(CHALLENGE): Could you output each line of the data that follows exactly?
□ □ □
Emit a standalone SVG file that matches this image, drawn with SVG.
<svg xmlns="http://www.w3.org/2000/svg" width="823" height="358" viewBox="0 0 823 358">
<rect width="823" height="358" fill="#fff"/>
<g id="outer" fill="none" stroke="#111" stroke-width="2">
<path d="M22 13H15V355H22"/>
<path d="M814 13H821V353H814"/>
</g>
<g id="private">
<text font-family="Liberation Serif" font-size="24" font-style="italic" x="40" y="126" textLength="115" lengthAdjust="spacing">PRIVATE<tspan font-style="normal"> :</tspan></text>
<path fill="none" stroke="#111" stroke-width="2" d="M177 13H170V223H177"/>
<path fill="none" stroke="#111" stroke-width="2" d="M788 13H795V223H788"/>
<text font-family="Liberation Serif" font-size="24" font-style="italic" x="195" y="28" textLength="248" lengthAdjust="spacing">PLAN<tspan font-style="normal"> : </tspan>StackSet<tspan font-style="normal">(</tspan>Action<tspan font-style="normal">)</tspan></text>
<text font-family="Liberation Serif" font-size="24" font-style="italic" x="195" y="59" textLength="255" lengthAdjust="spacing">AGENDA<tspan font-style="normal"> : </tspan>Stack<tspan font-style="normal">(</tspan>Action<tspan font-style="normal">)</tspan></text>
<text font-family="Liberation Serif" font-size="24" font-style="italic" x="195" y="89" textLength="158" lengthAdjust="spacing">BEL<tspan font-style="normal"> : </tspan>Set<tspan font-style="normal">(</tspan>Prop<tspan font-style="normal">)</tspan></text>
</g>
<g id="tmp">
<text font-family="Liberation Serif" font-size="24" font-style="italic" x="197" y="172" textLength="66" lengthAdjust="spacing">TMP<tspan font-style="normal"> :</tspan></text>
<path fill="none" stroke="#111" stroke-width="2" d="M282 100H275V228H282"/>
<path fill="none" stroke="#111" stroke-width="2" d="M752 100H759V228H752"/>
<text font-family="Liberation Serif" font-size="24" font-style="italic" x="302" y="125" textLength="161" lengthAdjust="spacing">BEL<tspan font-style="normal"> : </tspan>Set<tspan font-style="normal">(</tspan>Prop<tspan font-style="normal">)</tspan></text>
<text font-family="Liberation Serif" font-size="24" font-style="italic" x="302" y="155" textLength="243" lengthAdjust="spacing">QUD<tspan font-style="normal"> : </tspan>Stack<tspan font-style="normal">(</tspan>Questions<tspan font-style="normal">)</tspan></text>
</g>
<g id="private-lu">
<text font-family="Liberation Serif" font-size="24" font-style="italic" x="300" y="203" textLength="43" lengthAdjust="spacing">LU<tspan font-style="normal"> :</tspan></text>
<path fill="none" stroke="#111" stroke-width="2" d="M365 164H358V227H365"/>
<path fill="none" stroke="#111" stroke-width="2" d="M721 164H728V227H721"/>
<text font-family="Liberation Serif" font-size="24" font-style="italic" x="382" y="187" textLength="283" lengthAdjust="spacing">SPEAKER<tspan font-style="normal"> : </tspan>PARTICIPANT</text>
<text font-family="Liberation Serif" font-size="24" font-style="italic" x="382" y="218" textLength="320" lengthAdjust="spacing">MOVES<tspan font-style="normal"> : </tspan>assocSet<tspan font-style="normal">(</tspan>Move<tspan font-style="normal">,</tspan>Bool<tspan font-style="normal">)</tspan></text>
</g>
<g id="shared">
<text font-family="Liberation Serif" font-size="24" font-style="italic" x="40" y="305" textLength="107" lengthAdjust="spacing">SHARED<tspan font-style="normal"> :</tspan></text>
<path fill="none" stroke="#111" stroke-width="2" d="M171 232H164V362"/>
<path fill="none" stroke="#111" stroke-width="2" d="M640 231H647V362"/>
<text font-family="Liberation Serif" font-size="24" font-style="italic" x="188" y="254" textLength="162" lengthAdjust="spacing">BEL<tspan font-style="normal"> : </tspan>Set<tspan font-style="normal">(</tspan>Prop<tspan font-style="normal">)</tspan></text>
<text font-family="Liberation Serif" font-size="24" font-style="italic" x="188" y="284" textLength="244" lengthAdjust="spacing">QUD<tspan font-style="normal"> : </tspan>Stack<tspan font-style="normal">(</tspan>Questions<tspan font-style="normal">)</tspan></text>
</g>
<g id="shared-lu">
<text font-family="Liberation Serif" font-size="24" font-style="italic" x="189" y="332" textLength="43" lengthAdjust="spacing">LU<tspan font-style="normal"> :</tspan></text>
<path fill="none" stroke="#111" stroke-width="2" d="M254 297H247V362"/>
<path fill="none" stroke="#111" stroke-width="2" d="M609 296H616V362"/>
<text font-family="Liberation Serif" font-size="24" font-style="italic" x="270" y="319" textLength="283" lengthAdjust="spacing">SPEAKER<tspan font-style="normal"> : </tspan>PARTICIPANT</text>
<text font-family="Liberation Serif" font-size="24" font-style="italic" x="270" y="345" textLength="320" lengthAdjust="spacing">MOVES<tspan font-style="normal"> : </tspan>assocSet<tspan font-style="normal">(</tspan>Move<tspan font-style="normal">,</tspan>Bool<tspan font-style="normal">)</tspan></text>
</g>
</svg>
□ □ □
(RESPONSE FOR THIS EXERCISE):
Emit a standalone SVG file that matches this image, drawn with SVG.
<svg xmlns="http://www.w3.org/2000/svg" width="823" height="358" viewBox="0 0 823 358">
<rect width="823" height="358" fill="#fff"/>
<g id="outer" fill="none" stroke="#111" stroke-width="2">
<path d="M22 13H15V355H22"/>
<path d="M814 13H821V353H814"/>
</g>
<g id="private">
<text font-family="Liberation Serif" font-size="24" font-style="italic" x="40" y="126" textLength="115" lengthAdjust="spacing">PRIVATE<tspan font-style="normal"> :</tspan></text>
<path fill="none" stroke="#111" stroke-width="2" d="M177 13H170V223H177"/>
<path fill="none" stroke="#111" stroke-width="2" d="M788 13H795V223H788"/>
<text font-family="Liberation Serif" font-size="24" font-style="italic" x="195" y="28" textLength="248" lengthAdjust="spacing">PLAN<tspan font-style="normal"> : </tspan>StackSet<tspan font-style="normal">(</tspan>Action<tspan font-style="normal">)</tspan></text>
<text font-family="Liberation Serif" font-size="24" font-style="italic" x="195" y="59" textLength="255" lengthAdjust="spacing">AGENDA<tspan font-style="normal"> : </tspan>Stack<tspan font-style="normal">(</tspan>Action<tspan font-style="normal">)</tspan></text>
<text font-family="Liberation Serif" font-size="24" font-style="italic" x="195" y="89" textLength="158" lengthAdjust="spacing">BEL<tspan font-style="normal"> : </tspan>Set<tspan font-style="normal">(</tspan>Prop<tspan font-style="normal">)</tspan></text>
</g>
<g id="tmp">
<text font-family="Liberation Serif" font-size="24" font-style="italic" x="197" y="172" textLength="66" lengthAdjust="spacing">TMP<tspan font-style="normal"> :</tspan></text>
<path fill="none" stroke="#111" stroke-width="2" d="M282 100H275V228H282"/>
<path fill="none" stroke="#111" stroke-width="2" d="M752 100H759V228H752"/>
<text font-family="Liberation Serif" font-size="24" font-style="italic" x="302" y="125" textLength="161" lengthAdjust="spacing">BEL<tspan font-style="normal"> : </tspan>Set<tspan font-style="normal">(</tspan>Prop<tspan font-style="normal">)</tspan></text>
<text font-family="Liberation Serif" font-size="24" font-style="italic" x="302" y="155" textLength="243" lengthAdjust="spacing">QUD<tspan font-style="normal"> : </tspan>Stack<tspan font-style="normal">(</tspan>Questions<tspan font-style="normal">)</tspan></text>
</g>
<g id="private-lu">
<text font-family="Liberation Serif" font-size="24" font-style="italic" x="300" y="203" textLength="43" lengthAdjust="spacing">LU<tspan font-style="normal"> :</tspan></text>
<path fill="none" stroke="#111" stroke-width="2" d="M365 164H358V227H365"/>
<path fill="none" stroke="#111" stroke-width="2" d="M721 164H728V227H721"/>
<text font-family="Liberation Serif" font-size="24" font-style="italic" x="382" y="187" textLength="283" lengthAdjust="spacing">SPEAKER<tspan font-style="normal"> : </tspan>PARTICIPANT</text>
<text font-family="Liberation Serif" font-size="24" font-style="italic" x="382" y="218" textLength="320" lengthAdjust="spacing">MOVES<tspan font-style="normal"> : </tspan>assocSet<tspan font-style="normal">(</tspan>Move<tspan font-style="normal">,</tspan>Bool<tspan font-style="normal">)</tspan></text>
</g>
<g id="shared">
<text font-family="Liberation Serif" font-size="24" font-style="italic" x="40" y="305" textLength="107" lengthAdjust="spacing">SHARED<tspan font-style="normal"> :</tspan></text>
<path fill="none" stroke="#111" stroke-width="2" d="M171 232H164V362"/>
<path fill="none" stroke="#111" stroke-width="2" d="M640 231H647V362"/>
<text font-family="Liberation Serif" font-size="24" font-style="italic" x="188" y="254" textLength="162" lengthAdjust="spacing">BEL<tspan font-style="normal"> : </tspan>Set<tspan font-style="normal">(</tspan>Prop<tspan font-style="normal">)</tspan></text>
<text font-family="Liberation Serif" font-size="24" font-style="italic" x="188" y="284" textLength="244" lengthAdjust="spacing">QUD<tspan font-style="normal"> : </tspan>Stack<tspan font-style="normal">(</tspan>Questions<tspan font-style="normal">)</tspan></text>
</g>
<g id="shared-lu">
<text font-family="Liberation Serif" font-size="24" font-style="italic" x="189" y="332" textLength="43" lengthAdjust="spacing">LU<tspan font-style="normal"> :</tspan></text>
<path fill="none" stroke="#111" stroke-width="2" d="M254 297H247V362"/>
<path fill="none" stroke="#111" stroke-width="2" d="M609 296H616V362"/>
<text font-family="Liberation Serif" font-size="24" font-style="italic" x="270" y="319" textLength="283" lengthAdjust="spacing">SPEAKER<tspan font-style="normal"> : </tspan>PARTICIPANT</text>
<text font-family="Liberation Serif" font-size="24" font-style="italic" x="270" y="345" textLength="320" lengthAdjust="spacing">MOVES<tspan font-style="normal"> : </tspan>assocSet<tspan font-style="normal">(</tspan>Move<tspan font-style="normal">,</tspan>Bool<tspan font-style="normal">)</tspan></text>
</g>
</svg>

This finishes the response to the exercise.